53 Gonzo22 (#) Sep 15th, 2013 - 07:01 pm Report abuse
@50 golfcronie
Foreign Office Minister Alistair Burt said that “This Government has always been clear that it would like a full, bilateral relationship with Argentina. As a country full of natural resources, Argentina has the potential to be a key trading partner with the United Kingdom in the future.” Apparently Argentina is a country full of natural resources and blah blah someone is wrong, and I guess that's Mr Alistair Birt.
en.mercopress.com/2013/09/13/falklands-despite-mps-criticisms-uk-government-wants-full-bilateral-relationship-with-argentina#comments
54 golfcronie (#) Sep 16th, 2013 - 08:50 am Report abuse
@53
Sorry, We were talking about the FALKLAND ISLANDS. Again what can Argentina bring to the table and negociate ref THE FALKLAND ISLANDS. Of course we want bilateral relations with Argentina ( just lip service I expect ) Keep your friends close but your enemy even closer. When do you think Argentina is going to say sorry to the inhabitants of the FALKLAND ISLANDS?
55 JohnN (#) Sep 16th, 2013 - 08:53 am Report abuse
July 2013 South Georgia News and Events this month:

- Significant Increase In Tourism Possible For The 2012/13 Season
- Reindeer Eradication - Phase 1 Review
- Fishing And Shipping News
- Coronation- New Stamp Release
- The World Looks On
- New Coin Releases
- Ancient Scotia Sea Volcanoes Change Theories On Glaciation
- Commercially Sponsored PhD To Understand Toothfish
- Washed Up Half A World Away
- Bird Island Diary
- South Georgia Snippets

- www.sgisland.gs
56 golfcronie (#) Sep 16th, 2013 - 01:48 pm Report abuse
My posting @50
No answers from the Argy trolls, so nothing that Argy can bring to the table
57 Ernie4001 (#) Sep 16th, 2013 - 10:09 pm Report abuse
Is more of the same, this issue is an instance for the leftist slacks that fulfill latam parliaments to shake their tongues about this and make some noise in the media. But the common guys in south america really don´t care about it.
58 Pete Bog (#) Sep 21st, 2013 - 09:07 pm Report abuse
@52
screen name

I have indeed forgot about that factor that has solved so may sovereignty disputes throughout the world-the migrating birds!

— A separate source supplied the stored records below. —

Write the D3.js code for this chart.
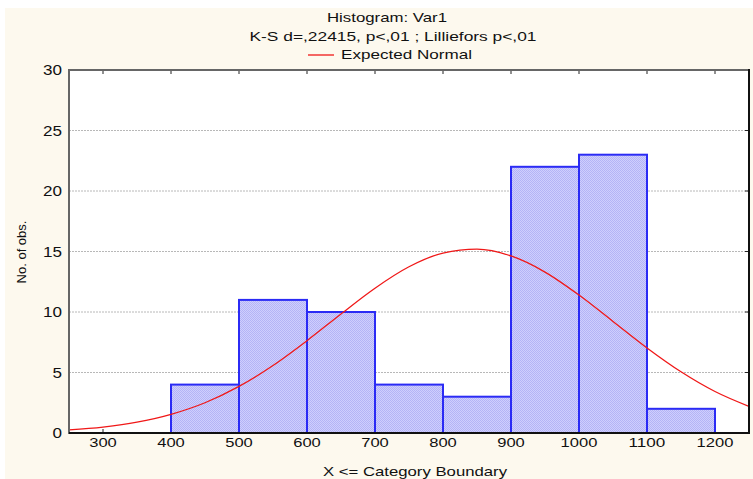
<!DOCTYPE html>
<html><head><meta charset="utf-8">
<script src="https://cdn.jsdelivr.net/npm/d3@7"></script>
<style>body{margin:0;background:#fff}svg{display:block}text{font-family:"Liberation Sans",Arial,sans-serif;fill:#111}</style>
</head><body>
<svg id="c" width="753" height="479"></svg>
<script>
const binStarts = [400, 500, 600, 700, 800, 900, 1000, 1100];
const binWidth = 100;
const counts = [4, 11, 10, 4, 3, 22, 23, 2];
const curveX = [250,300,350,400,450,500,550,600,650,700,750,800,850,900,950,1000,1050,1100,1150,1200,1250];
const curveY = [0.25,0.49,0.89,1.54,2.5,3.85,5.58,7.63,9.84,11.97,13.74,14.87,15.19,14.63,13.3,11.4,9.22,7.03,5.06,3.43,2.2];
const xTicks = [300,400,500,600,700,800,900,1000,1100,1200];
const yTicks = [0,5,10,15,20,25,30];
const titleText = "Histogram: Var1";
const subtitleText = "K-S d=,22415, p<,01 ; Lilliefors p<,01";
const legendText = "Expected Normal";

const svg = d3.select("#c");
const L = 69, R = 749, T = 70, B = 433;
const x = d3.scaleLinear().domain([250, 1250]).range([L, R]);
const y = d3.scaleLinear().domain([0, 30]).range([B, T]);

svg.append("rect").attr("x",5).attr("y",8).attr("width",748).attr("height",471).attr("fill","#fdf9ee");
const defs = svg.append("defs");
const pat = defs.append("pattern").attr("id","hatch").attr("width",2).attr("height",2).attr("patternUnits","userSpaceOnUse");
pat.append("rect").attr("width",2).attr("height",2).attr("fill","#cfcffd");
pat.append("rect").attr("width",1).attr("height",1).attr("fill","#b4b4f6");
pat.append("rect").attr("x",1).attr("y",1).attr("width",1).attr("height",1).attr("fill","#b4b4f6");
defs.append("clipPath").attr("id","clip").append("rect").attr("x",L).attr("y",T).attr("width",R-L).attr("height",B-T);

svg.append("rect").attr("x",L).attr("y",T).attr("width",R-L).attr("height",B-T).attr("fill","#fff");

// grid
svg.append("g").selectAll("line").data(yTicks.filter(d=>d>0&&d<30)).join("line")
  .attr("x1",L).attr("x2",R).attr("y1",d=>y(d)).attr("y2",d=>y(d))
  .attr("stroke","#b8b8b8").attr("stroke-width",1).attr("stroke-dasharray","2,1");

// bottom ticks (inside)
svg.append("g").selectAll("line").data(xTicks).join("line")
  .attr("x1",d=>x(d)).attr("x2",d=>x(d)).attr("y1",B).attr("y2",B-4).attr("stroke","#222");
// top ticks
svg.append("g").selectAll("line").data(xTicks).join("line")
  .attr("x1",d=>x(d)).attr("x2",d=>x(d)).attr("y1",T).attr("y2",T+4).attr("stroke","#222");
// right ticks
svg.append("g").selectAll("line").data(yTicks.filter(d=>d>0&&d<30)).join("line")
  .attr("x1",R).attr("x2",R-4).attr("y1",d=>y(d)).attr("y2",d=>y(d)).attr("stroke","#222");

// bars
svg.append("g").selectAll("rect").data(counts).join("rect")
  .attr("x",(d,i)=>x(binStarts[i]))
  .attr("width",(d,i)=>x(binStarts[i]+binWidth)-x(binStarts[i]))
  .attr("y",d=>y(d)).attr("height",d=>B-y(d))
  .attr("fill","url(#hatch)").attr("stroke","#2b2bf5").attr("stroke-width",2);

// curve
const pts = curveX.map((v,i)=>[v,curveY[i]]);
svg.append("path").datum(pts).attr("clip-path","url(#clip)")
  .attr("d",d3.line().x(d=>x(d[0])).y(d=>y(d[1])).curve(d3.curveMonotoneX))
  .attr("fill","none").attr("stroke","#f01818").attr("stroke-width",1.3);

// frame
svg.append("line").attr("x1",L).attr("x2",R).attr("y1",T).attr("y2",T).attr("stroke","#666").attr("stroke-width",2);
svg.append("line").attr("x1",L).attr("x2",L).attr("y1",T-1).attr("y2",B+1).attr("stroke","#666").attr("stroke-width",2);
svg.append("line").attr("x1",R).attr("x2",R).attr("y1",T-1).attr("y2",B+1).attr("stroke","#111").attr("stroke-width",2);
svg.append("line").attr("x1",L).attr("x2",R+1).attr("y1",B).attr("y2",B).attr("stroke","#111").attr("stroke-width",2);

function stretch(sel, w){ sel.attr("textLength", w).attr("lengthAdjust","spacingAndGlyphs"); }

// axis labels
svg.append("g").selectAll("text").data(yTicks).join("text")
  .attr("x",L-7).attr("y",d=>y(d)+5).attr("text-anchor","end").attr("font-size",14)
  .attr("textLength",d=>String(d).length*9.5).attr("lengthAdjust","spacingAndGlyphs").text(d=>d);
svg.append("g").selectAll("text").data(xTicks).join("text")
  .attr("x",d=>x(d)).attr("y",B+14).attr("text-anchor","middle").attr("font-size",13)
  .attr("textLength",d=>String(d).length*9.2).attr("lengthAdjust","spacingAndGlyphs").text(d=>d);

svg.append("text").attr("transform","translate(26,252) rotate(-90)").attr("text-anchor","middle").attr("font-size",13).text("No. of obs.");
svg.append("text").attr("x",415).attr("y",476).attr("text-anchor","middle").attr("font-size",13)
  .call(stretch,184).text("X <= Category Boundary");

svg.append("text").attr("x",387).attr("y",22).attr("text-anchor","middle").attr("font-size",13).call(stretch,120).text(titleText);
svg.append("text").attr("x",393).attr("y",41).attr("text-anchor","middle").attr("font-size",13).call(stretch,287).text(subtitleText);
svg.append("line").attr("x1",308).attr("x2",334).attr("y1",55).attr("y2",55).attr("stroke","#f01818").attr("stroke-width",1.3);
svg.append("text").attr("x",341).attr("y",59).attr("font-size",13).call(stretch,131).text(legendText);
</script>
</body></html>
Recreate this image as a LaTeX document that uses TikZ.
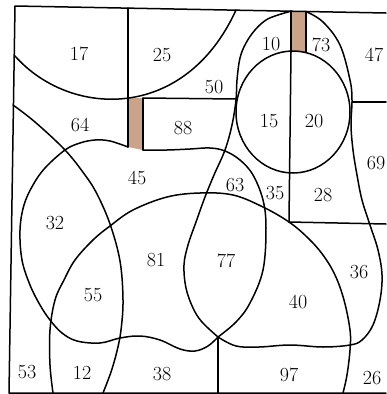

I forgot also that as there are still Argentine mines on the Falklands, this, using Argentine, logic, also gives them a claim on the islands.

The Argentines could be gifted these areas and have little huts where their appointed governors could fly the Argy flag. They could be dropped off and picked up by winch men from their Pampero helicopters.

Though if the mines are removed, bang goes their claim.